The Harlequin (Laurell K. Hamilton) The continuing saga of Anita Blake, vampire hunter. Sometimes the prose of this series can be clunky and it doesn’t pretend to be high-brow, but I like this because of the universe that Hamilton created. For instance, vampires are very old-fashioned and their protocol can rival any ofthe great courts of Europe during the Middle Ages and the Rennaissance—maybe because these vampires lived through those times. We also get to see how the hierarchies of the different weres—the wolves, hyenas, lions, leopards,etc—work, as well as how humans cope in a world where the things that bump in the night have moved in next door.

Darker Jewels (Chelsea Quinn Yarbro) A novel of the 4,000-year old vampire Comte Sant-Germain, this time set in the court of Ivan the Terrible in Russia. Yarbro’s Sant-Germain novels are not so much horror novels as historical fiction disguised as vampire novels. I first discovered this series from the book Come Twilight, which I bought at a Booksale. I’ve been on the look out for them ever since. The only drawback is that this series spans history from ancient Egypt to 1930s America. That’s a lot of books!

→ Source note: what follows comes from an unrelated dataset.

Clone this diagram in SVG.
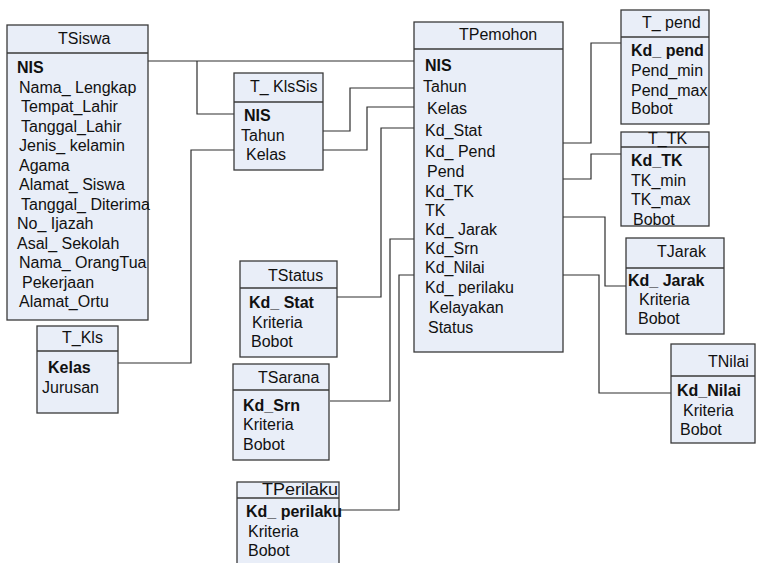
<svg xmlns="http://www.w3.org/2000/svg" width="758" height="563" viewBox="0 0 758 563">
<style>
.box{fill:#e9eef8;stroke:#3a3a3a;stroke-width:1.3}
.sep{stroke:#3a3a3a;stroke-width:1.3}
.t{font-family:"Liberation Sans",Arial,sans-serif;font-size:16px;fill:#111}
.b{font-weight:bold}
.c{fill:none;stroke:#2e2e2e;stroke-width:1.2}
</style>
<rect width="758" height="563" fill="#ffffff"/>
<g id="connectors">
<path class="c" d="M148,61 H414"/>
<path class="c" d="M197,61 V114 H234"/>
<path class="c" d="M323,131 H350 V88 H414"/>
<path class="c" d="M323,150 H367 V107 H414"/>
<path class="c" d="M414,128 H381 V297 H337"/>
<path class="c" d="M118,363 H191 V150 H234"/>
<path class="c" d="M414,239 H390 V401 H330"/>
<path class="c" d="M414,275 H399 V510 H339"/>
<path class="c" d="M563,143 H591 V43 H621"/>
<path class="c" d="M563,179 H591 V154 H621"/>
<path class="c" d="M563,217 H605 V286 H626"/>
<path class="c" d="M563,275 H599 V393 H671"/>
</g>
<g id="TSiswa">
<rect class="box" x="7" y="25" width="141" height="295"/>
<line class="sep" x1="7" y1="53" x2="148" y2="53"/>
<text class="t" x="58" y="44">TSiswa</text>
<text class="t b" x="17" y="73">NIS</text>
<text class="t" x="19" y="92.5">Nama_ Lengkap</text>
<text class="t" x="21" y="112">Tempat_Lahir</text>
<text class="t" x="21" y="131.5">Tanggal_Lahir</text>
<text class="t" x="19" y="151">Jenis_ kelamin</text>
<text class="t" x="19" y="170.5">Agama</text>
<text class="t" x="19" y="190">Alamat_ Siswa</text>
<text class="t" x="21" y="209.5">Tanggal_ Diterima</text>
<text class="t" x="17" y="229">No_ Ijazah</text>
<text class="t" x="17" y="248.5">Asal_ Sekolah</text>
<text class="t" x="19" y="268">Nama_ OrangTua</text>
<text class="t" x="22" y="287.5">Pekerjaan</text>
<text class="t" x="19" y="307">Alamat_Ortu</text>
</g>
<g id="T_KlsSis">
<rect class="box" x="234" y="73" width="89" height="97"/>
<line class="sep" x1="234" y1="102" x2="323" y2="102"/>
<text class="t" x="250" y="92">T_ KlsSis</text>
<text class="t b" x="244" y="121">NIS</text>
<text class="t" x="241" y="141">Tahun</text>
<text class="t" x="246" y="160">Kelas</text>
</g>
<g id="TPemohon">
<rect class="box" x="414" y="22" width="149" height="330"/>
<line class="sep" x1="414" y1="49" x2="563" y2="49"/>
<text class="t" x="459" y="40">TPemohon</text>
<text class="t b" x="425" y="71">NIS</text>
<text class="t" x="423" y="91.5">Tahun</text>
<text class="t" x="427" y="114">Kelas</text>
<text class="t" x="425" y="136">Kd_Stat</text>
<text class="t" x="425" y="156.5">Kd_ Pend</text>
<text class="t" x="427" y="176.5">Pend</text>
<text class="t" x="425" y="196.5">Kd_TK</text>
<text class="t" x="425" y="215.5">TK</text>
<text class="t" x="425" y="235">Kd_ Jarak</text>
<text class="t" x="425" y="254">Kd_Srn</text>
<text class="t" x="425" y="273">Kd_Nilai</text>
<text class="t" x="425" y="293">Kd_ perilaku</text>
<text class="t" x="429" y="313">Kelayakan</text>
<text class="t" x="428" y="333">Status</text>
</g>
<g id="T_pend">
<rect class="box" x="621" y="10" width="88" height="114"/>
<line class="sep" x1="621" y1="37" x2="709" y2="37"/>
<text class="t" x="642" y="28">T_ pend</text>
<text class="t b" x="631" y="56">Kd_ pend</text>
<text class="t" x="631" y="76">Pend_min</text>
<text class="t" x="631" y="95.5">Pend_max</text>
<text class="t" x="631" y="114">Bobot</text>
</g>
<g id="T_TK">
<rect class="box" x="621" y="132" width="88" height="94"/>
<line class="sep" x1="621" y1="147" x2="709" y2="147"/>
<text class="t" x="648" y="144">T_TK</text>
<text class="t b" x="631" y="166">Kd_TK</text>
<text class="t" x="631" y="185.5">TK_min</text>
<text class="t" x="631" y="205">TK_max</text>
<text class="t" x="633" y="224.5">Bobot</text>
</g>
<g id="TJarak">
<rect class="box" x="626" y="238" width="98" height="96"/>
<line class="sep" x1="626" y1="268" x2="724" y2="268"/>
<text class="t" x="657" y="257">TJarak</text>
<text class="t b" x="628" y="286">Kd_ Jarak</text>
<text class="t" x="639" y="305">Kriteria</text>
<text class="t" x="638" y="324">Bobot</text>
</g>
<g id="TNilai">
<rect class="box" x="671" y="344" width="84" height="99"/>
<line class="sep" x1="671" y1="376" x2="755" y2="376"/>
<text class="t" x="708" y="367">TNilai</text>
<text class="t b" x="677" y="396">Kd_Nilai</text>
<text class="t" x="683" y="416">Kriteria</text>
<text class="t" x="680" y="435">Bobot</text>
</g>
<g id="T_Kls">
<rect class="box" x="37" y="326" width="81" height="87"/>
<line class="sep" x1="37" y1="351" x2="118" y2="351"/>
<text class="t" x="62" y="343">T_Kls</text>
<text class="t b" x="48" y="373">Kelas</text>
<text class="t" x="42" y="393">Jurusan</text>
</g>
<g id="TStatus">
<rect class="box" x="240" y="261" width="97" height="96"/>
<line class="sep" x1="240" y1="288" x2="337" y2="288"/>
<text class="t" x="268" y="281">TStatus</text>
<text class="t b" x="249" y="308">Kd_ Stat</text>
<text class="t" x="252" y="328">Kriteria</text>
<text class="t" x="251" y="347">Bobot</text>
</g>
<g id="TSarana">
<rect class="box" x="233" y="364" width="96" height="96"/>
<line class="sep" x1="233" y1="390" x2="329" y2="390"/>
<text class="t" x="258" y="383">TSarana</text>
<text class="t b" x="243" y="411">Kd_Srn</text>
<text class="t" x="243" y="430">Kriteria</text>
<text class="t" x="243" y="450">Bobot</text>
</g>
<g id="TPerilaku">
<rect class="box" x="237" y="482" width="102" height="90"/>
<line class="sep" x1="237" y1="498" x2="339" y2="498"/>
<text class="t" x="262" y="495" textLength="76" lengthAdjust="spacingAndGlyphs">TPerilaku</text>
<text class="t b" x="246" y="517">Kd_ perilaku</text>
<text class="t" x="248" y="537">Kriteria</text>
<text class="t" x="248" y="556">Bobot</text>
</g>
</svg>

God’s Spy (Juan Gomez Jurado) On the eve of the declaration of the new pope, a serial killer is loose in the Vatican. This was a cold contact. I normally don’t buy new books by unknown authors, but I made an exception of this one because of the premise. I’m glad I did.

The Burning Road (Ann Benson) This is a novel with two narratives—one set during the Middle Ages when the Bubonic Plague decimated Europe and the other narrative thread set in the near-future with a plague that’s related to the Black Death spreading throughout the world. This is a sort of companion piece to her earlier novel, The Plague Years.

Thunderstruck (Erik Larson) A true account of the lives and times of the murderer Hawley Crippen and the scientist Guglielmo Marconi set in Edwardian England by the author of the superb The Devil in the White City.